Les Nerfs à vif (1962) de J. Lee Thompson avec Gregory Peck et Robert Mitchum. L’histoire d’un avocat persécuté par un repris de justice qui lui en veut d’avoir témoigné contre lui. Ce qui arrive parfois, même si on en parle très peu. Il y a eu Joseph Cohen-Sabban qui a été menacé de mort, il y a Karim Achaoui qui s’est fait tiré dessus. Vous avez parfois des clients mécontents, des clients qui vous demande de rendre l’argent. Cela arrive. Pas souvent, heureusement, mais ça arrive. Il y a des clients qui, pour des raisons qui ne sont jamais légitimes, peuvent chercher des querelles aux avocats et c’est particulièrement dur à vivre. Parce que vous êtes un citoyen normal, avec une vie normale. Si on en veut à votre vie, c’est simple: vous avez des enfants, un emploi du temps prévisible, un lieu de travail, etc. Alors que quand vous êtes voyou et que vous avez épousé ce métier, c’est très différent: vous dormez à tel endroit puis à tel autre… Les Nerfs à vif, c’est une très bonne représentation de l’avocat, de sa fragilité et des risques du métier.
L’Affaire Dreyfus (1995) de Yves Boisset. C’est un téléfilm, mais il est excellent. Le rouquin qui joue Dreyfus, Thierry Frémont, est extra. L’acteur qui joue Zola (Jean-Claude Drouot, ndlr) aussi. D’un point de vue judiciaire autant que d’un point de vue historique, c’est épatant; et le récit est parfaitement mené, ce qui n’est jamais simple avec ces grands procès historiques. Par exemple, L’Affaire Dominici (1973), avec Gabin, je n’aime pas beaucoup. Je ne retrouve pas la densité de l’affaire, le trouble et l’engouement qu’elle a provoqués… Vous savez que c’est depuis l’affaire Dominici que les procès ne sont plus filmés, tellement la presse était envahissante et intrigante ? Aujourd’hui, une nouvelle loi l’autorise, mais elle n’a pas encore été mise en place faute de moyens.

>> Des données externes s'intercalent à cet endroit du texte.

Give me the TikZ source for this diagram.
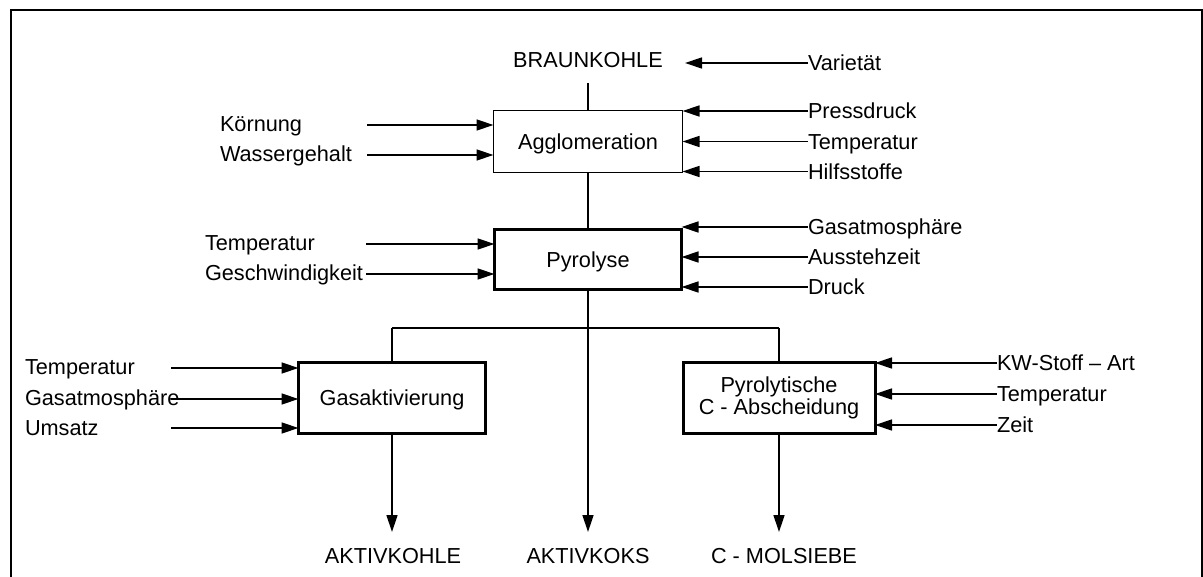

Rive droite, rive gauche (1984) de Philippe Labro, avec Gérard Depardieu et Nathalie Baye. Le film n’est pas passionnant cinématographiquement mais la figure de l’avocat y est très intéressante. Depardieu trahit son serment, puisqu’il dénonce son client, joué par Bernard Fresson. Je crois qu’il dit: « Ce n’est pas parce que vous défendez un salaud que vous êtes un salaud », et il balance Fresson. L’opinion publique aime cette image positive du mec qui ne défend pas les salauds. Mais moi, en tant qu’avocat, je dis: qu’est-ce que c’est que cette histoire? Il a prété serment, on ne lui demande pas de juger, on lui demande de défendre ! C’est honteux. L’avocat est un pivot de la démocratie. Tous les dictateurs ont supprimé les avocats. Parce que le métier d’avocat, même si je ne veux pas le magnifier, c’est le pouvoir de dire non. La phrase que je préfère dans ce métier, c’est: « Maître, vous avez la parole. » Tout a été dit, ils ont accusés de partout, et dorénavant : la parole est à la défense. Et là, vous vous levez. Et personne n’a le droit de vous couper la parole, quoi que vous disiez. Et c’est vous qui parlez en dernier. C’est exceptionnel.